Direction:
Take the lines from the head of the listing through the one bearing "import plotly.graph_objects as go" and copy them exactly, leaving every picture out.

-- Start Information shown --

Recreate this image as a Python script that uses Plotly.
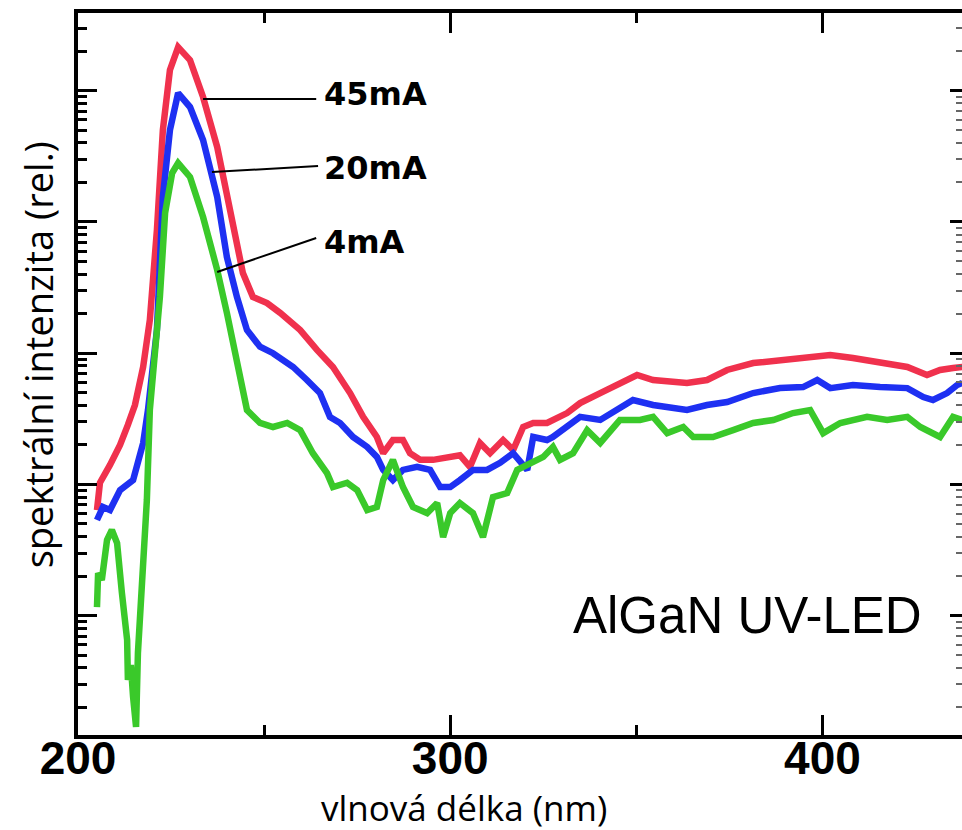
import plotly.graph_objects as go

# ---- data (relative intensity, log scale) ----
wl_45 = [205.1, 205.9, 208.6, 211.3, 213.4, 215.3, 217.5, 219.3, 221.2, 222.8, 224.7, 226.9,
         230.1, 233.6, 237.4, 240.8, 244.3, 247.0, 250.8, 254.3, 259.7, 264.2, 268.5, 273.1,
         276.6, 280.3, 282.0, 284.6, 287.3, 289.2, 291.9, 295.4, 299.2, 302.6, 305.3, 308.0,
         310.7, 314.2, 316.9, 319.6, 322.3, 326.0, 331.4, 334.9, 340.3, 345.6, 350.2, 354.5,
         359.1, 363.6, 369.0, 374.4, 381.4, 388.6, 394.8, 402.1, 408.2, 415.5, 422.8, 428.1,
         431.6, 435.1, 437.6]
int_45 = [6.38, 10.3, 14.1, 20.0, 28.4, 40.3, 78.5, 179, 869, 5010, 14400, 21500,
          17100, 8950, 3720, 1300, 408, 268, 241, 203, 150, 106, 78.5, 49.7,
          32.7, 23.0, 17.3, 21.8, 21.8, 17.3, 15.4, 15.4, 16.2, 16.7, 13.6, 20.7,
          17.3, 21.8, 18.3, 27.4, 29.4, 29.4, 35.0, 41.7, 49.7, 59.3, 68.2, 62.5,
          60.4, 59.3, 62.5, 74.5, 84.1, 88.7, 91.9, 96.9, 91.9, 85.7, 78.5, 68.2,
          74.5, 77.1, 78.5]

wl_20 = [205.1, 206.7, 208.6, 211.3, 214.8, 217.5, 218.8, 221.2, 222.8, 224.7, 226.9, 230.1,
         233.6, 237.4, 240.0, 242.7, 245.4, 248.9, 252.4, 255.1, 257.8, 261.5, 265.0, 267.7,
         270.4, 273.9, 277.7, 280.3, 282.0, 284.6, 287.3, 291.1, 294.6, 297.3, 300.0, 302.6,
         306.1, 309.9, 313.4, 316.9, 320.7, 322.3, 326.0, 327.6, 331.4, 334.9, 340.3, 345.6,
         349.1, 354.5, 359.9, 363.6, 369.0, 374.4, 381.4, 388.6, 394.8, 398.6, 402.1, 408.2,
         415.5, 422.8, 427.1, 429.7, 433.5, 436.2, 437.6]
int_20 = [5.36, 6.73, 6.38, 9.06, 10.8, 20.7, 36.9, 150, 1550, 5010, 9600, 7510,
          4210, 1550, 541, 268, 150, 112, 100, 88.7, 78.5, 62.5, 49.7, 32.7,
          29.4, 23.0, 19.3, 16.2, 12.9, 10.8, 12.9, 13.6, 12.9, 9.55, 9.55, 10.8,
          12.9, 12.9, 14.6, 17.3, 12.9, 23.0, 21.8, 23.0, 27.4, 32.7, 31.0, 38.9,
          44.0, 40.3, 38.2, 36.9, 40.3, 42.5, 49.7, 54.2, 55.2, 62.5, 54.2, 57.2,
          55.2, 54.2, 46.3, 44.0, 49.7, 57.2, 59.3]

wl_4 = [205.1, 205.4, 206.4, 207.8, 209.1, 210.5, 211.8, 213.2, 213.4, 214.2, 214.8, 215.6,
        216.1, 216.9, 217.5, 218.5, 219.3, 222.0, 223.4, 225.3, 226.9, 230.1, 233.6, 237.4,
        240.0, 242.7, 245.4, 248.9, 252.4, 256.2, 259.7, 263.1, 266.9, 268.5, 272.3, 275.0,
        277.7, 280.3, 282.0, 284.6, 287.3, 290.0, 293.8, 296.5, 298.1, 300.0, 302.6, 306.1,
        308.8, 311.5, 315.3, 318.0, 321.5, 325.0, 327.6, 329.5, 333.0, 336.8, 340.3, 345.6,
        351.0, 354.5, 358.3, 362.6, 365.3, 370.6, 376.0, 381.4, 386.8, 392.1, 396.7, 400.2,
        404.8, 412.0, 417.4, 422.8, 426.3, 431.6, 435.1, 437.6]
int_4 = [1.16, 2.11, 1.87, 3.77, 4.50, 3.58, 1.49, 0.653, 0.324, 0.421, 0.240, 0.142,
         0.520, 1.32, 1.97, 7.61, 36.9, 268, 1170, 2360, 2810, 2200, 1090, 431,
         203, 84.1, 36.9, 29.4, 27.4, 29.4, 25.9, 17.3, 12.2, 9.55, 10.3, 9.06,
         6.38, 6.73, 10.8, 15.4, 9.55, 6.73, 6.05, 7.22, 3.97, 6.05, 7.22, 6.05,
         3.97, 8.02, 8.60, 12.9, 14.6, 16.2, 19.3, 15.4, 17.3, 25.9, 20.7, 31.0,
         31.0, 32.7, 24.6, 27.4, 23.0, 23.0, 25.9, 29.4, 31.0, 35.0, 36.9, 24.6,
         29.4, 32.7, 31.0, 32.7, 27.4, 23.0, 32.7, 31.0]

series_names = ["45mA", "20mA", "4mA"]
series_colors = ["#f0314d", "#1e30f2", "#3ac92a"]

# leader lines from curve to label (wavelength, intensity)
lead_x = [[233.6, 264.0], [236.0, 264.5], [237.4, 264.0]]
lead_y = [[8630, 8630], [2400, 2670], [416, 755]]

x_ticks = [200, 300, 400]
x_minor = [250, 350]
y_major = [1, 10, 100, 1000, 10000]
y_minor = [0.2, 0.3, 0.4, 0.5, 0.6, 0.7, 0.8, 0.9,
           2, 3, 4, 5, 6, 7, 8, 9,
           20, 30, 40, 50, 60, 70, 80, 90,
           200, 300, 400, 500, 600, 700, 800, 900,
           2000, 3000, 4000, 5000, 6000, 7000, 8000, 9000,
           20000, 30000]

fig = go.Figure()
for wl, iv, nm, col in zip([wl_45, wl_20, wl_4], [int_45, int_20, int_4], series_names, series_colors):
    fig.add_trace(go.Scatter(x=wl, y=iv, mode="lines", name=nm,
                             line=dict(color=col, width=6.5), showlegend=False))
for lx, ly in zip(lead_x, lead_y):
    fig.add_trace(go.Scatter(x=lx, y=ly, mode="lines", line=dict(color="black", width=2),
                             showlegend=False, hoverinfo="skip"))
# invisible trace for the right-hand tick axis
fig.add_trace(go.Scatter(x=[300], y=[10], yaxis="y2", mode="markers",
                         marker=dict(opacity=0), showlegend=False, hoverinfo="skip"))

yrange = [-0.909, 4.592]
fig.update_layout(
    width=962, height=830,
    margin=dict(l=78, r=0, t=13, b=95),
    paper_bgcolor="white", plot_bgcolor="white",
    xaxis=dict(range=[200, 437.5], tickvals=x_ticks, ticktext=[str(v) for v in x_ticks],
               ticks="inside", ticklen=20, tickwidth=3, tickcolor="black",
               showline=True, linewidth=4, linecolor="black", mirror="ticks",
               showgrid=False, zeroline=False, ticklabelstandoff=-20,
               tickfont=dict(family="Liberation Sans", size=46, color="black", weight="bold"),
               minor=dict(tickvals=x_minor, ticks="inside", ticklen=10, tickwidth=3,
                          tickcolor="black", showgrid=False)),
    yaxis=dict(type="log", range=yrange, tickvals=y_major, showticklabels=False,
               ticks="inside", ticklen=19, tickwidth=3, tickcolor="black",
               showline=True, linewidth=4, linecolor="black", mirror=False,
               showgrid=False, zeroline=False,
               minor=dict(tickvals=y_minor, ticks="inside", ticklen=9, tickwidth=2.5,
                          tickcolor="black", showgrid=False)),
    yaxis2=dict(type="log", range=yrange, overlaying="y", side="right",
                tickvals=y_major, showticklabels=False, ticks="inside", ticklen=12,
                tickwidth=3, tickcolor="black", showline=False, showgrid=False,
                zeroline=False,
                minor=dict(tickvals=y_minor, ticks="inside", ticklen=6, tickwidth=2,
                           tickcolor="#666666", showgrid=False)),
    annotations=[
        dict(text="45mA", x=0.276, y=0.888, xref="paper", yref="paper", xanchor="left",
             yanchor="middle", showarrow=False,
             font=dict(family="DejaVu Sans", size=32, color="black", weight="bold")),
        dict(text="20mA", x=0.276, y=0.786, xref="paper", yref="paper", xanchor="left",
             yanchor="middle", showarrow=False,
             font=dict(family="DejaVu Sans", size=32, color="black", weight="bold")),
        dict(text="4mA", x=0.276, y=0.683, xref="paper", yref="paper", xanchor="left",
             yanchor="middle", showarrow=False,
             font=dict(family="DejaVu Sans", size=32, color="black", weight="bold")),
        dict(text="AlGaN UV-LED", x=0.7568, y=0.165, xref="paper", yref="paper",
             xanchor="center", yanchor="middle", showarrow=False,
             font=dict(family="Liberation Sans", size=51, color="black")),
        dict(text="vlnová délka (nm)", x=0.4367, y=-0.1, xref="paper", yref="paper",
             xanchor="center", yanchor="middle", showarrow=False,
             font=dict(family="Open Sans", size=35, color="black")),
        dict(text="spektrální intenzita (rel.)", x=-0.0452, y=0.526, xref="paper", yref="paper",
             xanchor="center", yanchor="middle", showarrow=False, textangle=-90,
             font=dict(family="Open Sans", size=38, color="black")),
    ],
)

fig.write_html("out.html", config={"displayModeBar": False},
               post_script="document.body.style.margin='0';document.body.style.overflow='hidden';")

-- End Information shown --

Expected output:
Recreate this image as a Python script that uses Plotly.
import plotly.graph_objects as go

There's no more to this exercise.